CASO MACCHI
Nella casa di Lidia il colonnello del Ris
L’avvocato Pizzi: «Tampone salivare alla mamma» Anche l’università di Firenze partecipa agli accertamenti sui resti. La vittima oggi avrebbe compiuto 51 anni
La caccia al Dna dell’assassino di Lidia ha portato il Ris di Parma a casa Macchi. A suonare al campanello dell’abitazione che fu della giovane uccisa trent’anni fa e che ora è abitata dalla mamma Paola, è stato il comandante del Reparto investigazioni scientifiche dell’Arma, Giampietro Lago. Il colonnello - che si è occupato anche delle indagini su Massimo Bossetti in carcere per la morte di Yara Gambirasio - ha suonato al cancello della villetta di Casbeno per effettuare un tampone salivare alla mamma di Lidia. La ragazza di Casbeno uccisa il 5 gennaio dell’87, a vent’anni, che martedì 28 ne avrebbe compiuti 51.
La ricerca di “segni” biologici dell’assassino, passa anche attraverso la necessità di tracciare il profilo genetico della famiglia Macchi. Una delle ragioni dell’accertamento, è intuibile con facilità, è quella di comparare «l’appartenenza genetica» dei reperti trovati nella tomba e di quelli custoditi e miracolosamente salvatisi dalla distruzione (disposta dal gip Ottavio d’Agostino) tra cui quei “vetrini” dall’analisi dei quali, oggi, sarebbe stato possibile “leggere” la firma dell’assasino.
Ci sono però peli, capelli e unghie, che possono raccontare molto, se Lidia ha cercato di graffiare il suo assassino. E soprattutto c’è quel piccolo frammento di tessuto (una parte dell’imene di Lidia) che è stato conservato in un blocchetto di paraffina da Mario Tavani, il medico legale che eseguì un lungo e accurato sopralluogo al sass Pinì, luogo di ritrovamento del corpo di Lidia, e che eseguì l’autopsia. Quel reperto fu inviato alla Medicina legale di Pavia e si è salvato dalla distruzione.

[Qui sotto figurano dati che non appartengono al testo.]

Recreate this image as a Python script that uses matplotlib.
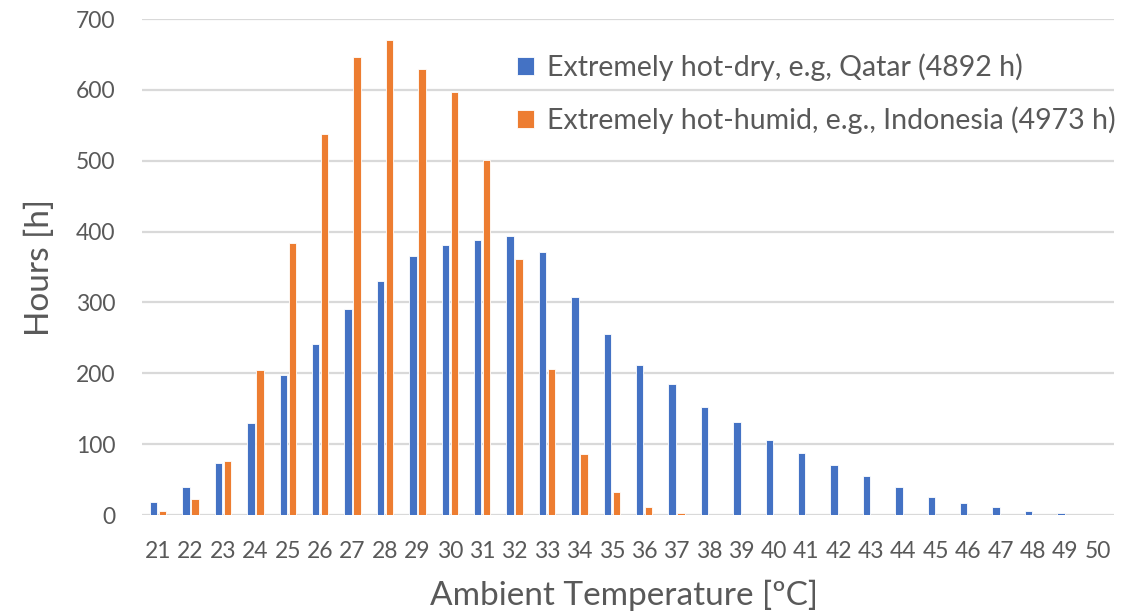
import matplotlib
matplotlib.use("Agg")
import matplotlib.pyplot as plt
import numpy as np

categories = [str(t) for t in range(21, 51)]
hot_dry = [18, 40, 73, 130, 198, 241, 291, 330, 365, 381, 388, 394, 371, 307, 255,
           212, 185, 153, 131, 106, 87, 71, 55, 40, 25, 17, 11, 5, 3, 0]
hot_humid = [5, 22, 76, 205, 384, 537, 646, 671, 630, 597, 501, 361, 206, 86, 32,
             11, 3, 0, 0, 0, 0, 0, 0, 0, 0, 0, 0, 0, 0, 0]
labels = ["Extremely hot-dry, e.g, Qatar (4892 h)",
          "Extremely hot-humid, e.g., Indonesia (4973 h)"]
yticks = [0, 100, 200, 300, 400, 500, 600, 700]

plt.rcParams['font.family'] = ['Lato', 'DejaVu Sans']
TXT = '#595959'
BLUE = '#4472C4'
ORANGE = '#ED7D31'
GRID = '#D9D9D9'

fig = plt.figure(figsize=(11.32, 6.11), dpi=100)
ax = fig.add_axes([142/1132, (611-515)/611, (1114-142)/1132, (515-19)/611])

x = np.arange(len(categories))
w = 0.225
off = 0.14
ax.bar(x - off, hot_dry, width=w, color=BLUE, edgecolor='white', linewidth=0.6,
       label=labels[0], zorder=3)
ax.bar(x + off, hot_humid, width=w, color=ORANGE, edgecolor='white', linewidth=0.6,
       label=labels[1], zorder=3)

ax.set_xlim(-0.5, len(categories) - 0.5)
ax.set_ylim(0, 700)
ax.set_yticks(yticks)
ax.set_xticks(x)
ax.set_xticklabels(categories)
ax.yaxis.grid(True, color=GRID, linewidth=1.6, zorder=0)
ax.set_axisbelow(True)
for s in ax.spines.values():
    s.set_visible(False)
ax.tick_params(axis='both', length=0, colors=TXT, labelsize=16.5)
ax.tick_params(axis='x', pad=19)
ax.tick_params(axis='y', pad=19)

ax.set_ylabel("Hours [h]", fontsize=24, color=TXT)
ax.yaxis.set_label_coords(-0.0895, 0.5)
ax.set_xlabel("Ambient Temperature [ºC]", fontsize=24, color=TXT)
ax.xaxis.set_label_coords(0.4954, -0.13)

leg = ax.legend(loc='upper left', bbox_to_anchor=(517/1132, 1 - 53/611),
                bbox_transform=fig.transFigure, frameon=False, fontsize=20.5,
                handlelength=0.6, handleheight=0.6, handletextpad=0.45,
                labelspacing=0.9, borderpad=0, borderaxespad=0)
for t in leg.get_texts():
    t.set_color(TXT)

fig.savefig("out.png", dpi=100, facecolor='white')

«La famiglia di Lidia confida nei risultati degli accertamenti che sono stati e verranno eseguiti» - dice l’avvocato della famiglia Macchi, Daniele Pizzi. «Siamo grati alla dottoressa Anna Giorgetti per i ldispiegamento di forze alla ricerca di elementi che possano essere utili per arrivare alla verità». La domanda è la seguente: «C’è un Dna sotto le unghie di Lidia? È rimasto anche solo uno spermatozoo “intrappolato” nel reperto? Dalla lettura del referto autoptico, emerge che all’epoca il professor Tavani aveva individuato numerosi spermatozoi, solo che all’epoca la scienza non era ancora in grado di analizzarli come oggi. Le ricerche scientifiche e le indagini sui resti di Lidia (il feretro è stato riesumato lo scorso 22 marzo), coinvolgono l’anatomopatologa Cristina Cattaneo del Labanof (il laboratorio di antropologia e anatomopatologia forense dell‘università di Milano) un pool di periti e il Ris di Parma,oltre all’università di Firenze.
Proseguono dunquer analisi e ricerche ma si accorciano anche i giorni che separano Stefano Binda - difeso dagli avvocati Sergio Martelli e Patrizia Esposito - in carcere dal 15 gennaio 2016 con l’accusa di aver ucciso Lidia, dal processo in Corte di Assise a Varese.